Subset variables in data frame based on column type

Tags:

r

I need to subset data frame based on column type - for example from data frame with 100 columns I need to keep only those column with type factor or integer. I've written a short function to do this, but is there any simpler solution or some built-in function or package on CRAN?
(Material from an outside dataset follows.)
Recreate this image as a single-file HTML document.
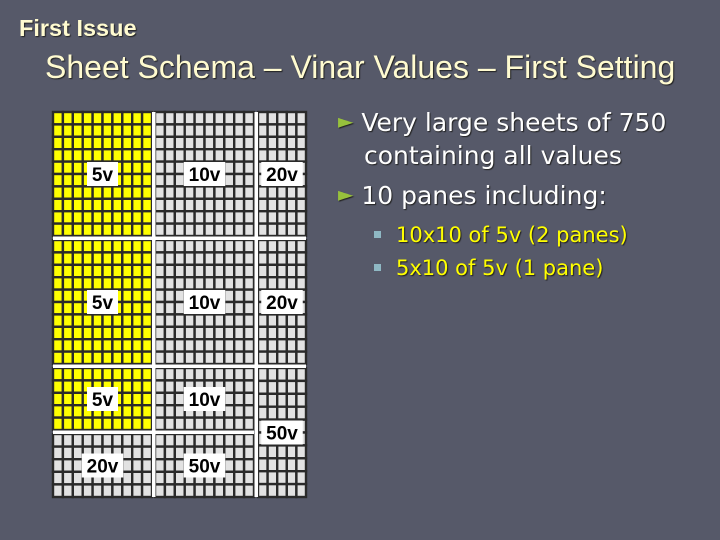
<!DOCTYPE html>
<html><head><meta charset="utf-8">
<style>
html,body{margin:0;padding:0;background:#565969;}
#slide{position:relative;width:720px;height:540px;overflow:hidden;background:#565969;font-family:"Liberation Sans",sans-serif;}
.t{position:absolute;white-space:nowrap;text-shadow:1px 1px 1px #222;}
</style></head><body>
<div id="slide">
<div class="t" style="left:19px;top:15px;font-size:23.5px;font-weight:bold;color:#fffbd0;">First Issue</div>
<div class="t" style="left:45px;top:49px;font-size:32px;color:#fffbd0;">Sheet Schema – Vinar Values – First Setting</div>
<div style="position:absolute;left:338px;top:108px;font-family:'DejaVu Sans',sans-serif;">
  <div class="t" style="left:0;top:0;font-size:25px;color:#fff;"><span style="color:#97c13c;font-size:20px;position:relative;top:-3px;">►</span> Very large sheets of 750</div>
  <div class="t" style="left:26px;top:33px;font-size:25px;color:#fff;">containing all values</div>
  <div class="t" style="left:0;top:73px;font-size:25px;color:#fff;"><span style="color:#97c13c;font-size:20px;position:relative;top:-3px;">►</span> 10 panes including:</div>
  <div class="t" style="left:36px;top:115px;font-size:21px;color:#ffff00;"><span style="display:inline-block;width:7px;height:7px;background:#8fb8c4;margin-right:15px;position:relative;top:-4px;"></span>10x10 of 5v (2 panes)</div>
  <div class="t" style="left:36px;top:148px;font-size:21px;color:#ffff00;"><span style="display:inline-block;width:7px;height:7px;background:#8fb8c4;margin-right:15px;position:relative;top:-4px;"></span>5x10 of 5v (1 pane)</div>
</div>
<svg id="sheet" width="720" height="540" style="position:absolute;left:0;top:0;"></svg>
</div>
<script>
const paneLabels=["5v","10v","20v","5v","10v","20v","5v","10v","50v","20v","50v"];
const paneCols=[10,10,5,10,10,5,10,10,5,10,10];
const paneRows=[10,10,10,10,10,10,5,5,10,5,5];
const paneYellow=[1,0,0,1,0,0,1,0,0,0,0];
const geom=[[53,112,99,124],[155,112,99,124],[258,112,48,124],
 [53,240,99,124],[155,240,99,124],[258,240,48,124],
 [53,368,99,62],[155,368,99,62],[258,368,48,129],
 [53,434,99,63],[155,434,99,63]];
const gaps=[[152,112,3.5,385],[254.5,112,3.5,385],[53,236.5,253,3.5],[53,364.5,253,3.5],[53,430.5,201,3.5]];
const NS="http://www.w3.org/2000/svg";
const svg=document.getElementById('sheet');
geom.forEach((g,i)=>{
  const [x,y,w,h]=g;const c=paneCols[i],r=paneRows[i];
  const grp=document.createElementNS(NS,'g');
  
  
  const cw=w/c,ch=h/r;
  for(let a=0;a<c;a++)for(let b=0;b<r;b++){
    const cell=document.createElementNS(NS,'rect');
    cell.setAttribute('x',x+a*cw);cell.setAttribute('y',y+b*ch);
    cell.setAttribute('width',cw);cell.setAttribute('height',ch);
    cell.setAttribute('fill',paneYellow[i]?'#ffff00':'#e2e2e2');
    cell.setAttribute('stroke','#2a2a2a');cell.setAttribute('stroke-width','2.4');
    grp.appendChild(cell);
  }
  svg.appendChild(grp);
});
gaps.forEach(g=>{
  const r=document.createElementNS(NS,'rect');
  r.setAttribute('x',g[0]);r.setAttribute('y',g[1]);r.setAttribute('width',g[2]);r.setAttribute('height',g[3]);r.setAttribute('fill','#fff');
  
  
  svg.appendChild(r);
});
geom.forEach((g,i)=>{
  const [x,y,w,h]=g;
  const lw=paneLabels[i].length*10.5+10;
  const lx=x+w/2-lw/2, ly=y+h/2-12;
  const lr=document.createElementNS(NS,'rect');
  lr.setAttribute('x',lx);lr.setAttribute('y',ly);lr.setAttribute('width',lw);lr.setAttribute('height',24);lr.setAttribute('fill','#fff');
  
  
  svg.appendChild(lr);
  const t=document.createElementNS(NS,'text');
  t.setAttribute('x',x+w/2);t.setAttribute('y',ly+19);t.setAttribute('text-anchor','middle');
  t.setAttribute('font-family','Liberation Sans, sans-serif');t.setAttribute('font-weight','bold');t.setAttribute('font-size','19');
  
  
  t.textContent=paneLabels[i];
  svg.appendChild(t);
});
</script>
</body></html>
My current solution to get variable names with requested types:

varlist <- function(df=NULL, vartypes=NULL) {
  type_function <- c("is.factor","is.integer","is.numeric","is.character","is.double","is.logical")
  names(type_function) <- c("factor","integer","numeric","character","double","logical")
  names(df)[as.logical(sapply(lapply(names(df), function(y) sapply(type_function[names(type_function) %in% vartypes], function(x) do.call(x,list(df[[y]])))),sum))]  
}

The function varlist works as follows:

  1. For every requested type and for every column in data frame call "is.TYPE" function
  2. Sum tests for every variable (boolean is casted to integer automatically)
  3. Cast result to logical vector
  4. subset names in data frame

And some data to test it:

df <- read.table(file="http://archive.ics.uci.edu/ml/machine-learning-databases/statlog/german/german.data", sep=" ", header=FALSE, stringsAsFactors=TRUE)
names(df) <- c('ca_status','duration','credit_history','purpose','credit_amount','savings', 'present_employment_since','installment_rate_income','status_sex','other_debtors','present_residence_since','property','age','other_installment','housing','existing_credits', 'job','liable_maintenance_people','telephone','foreign_worker','gb')
df$gb <- ifelse(df$gb == 2, FALSE, TRUE)
df$property <- as.character(df$property)
varlist(df, c("integer","logical"))

I'm asking because my code looks really cryptic and hard to understand (even for me and I've finished the function 10 minutes ago).

like image 863
Tomas Greif Avatar asked Jul 31 '13 07:07

Tomas Greif


2 Answers

Just do the following:

df[,sapply(df,is.factor) | sapply(df,is.integer)]
like image 79
Thomas Avatar answered Oct 26 '22 13:10

Thomas


subset_colclasses <- function(DF, colclasses="numeric") {
  DF[,sapply(DF, function(vec, test) class(vec) %in% test, test=colclasses)]
}

str(subset_colclasses(df, c("factor", "integer")))
like image 33
Roland Avatar answered Oct 26 '22 12:10

Roland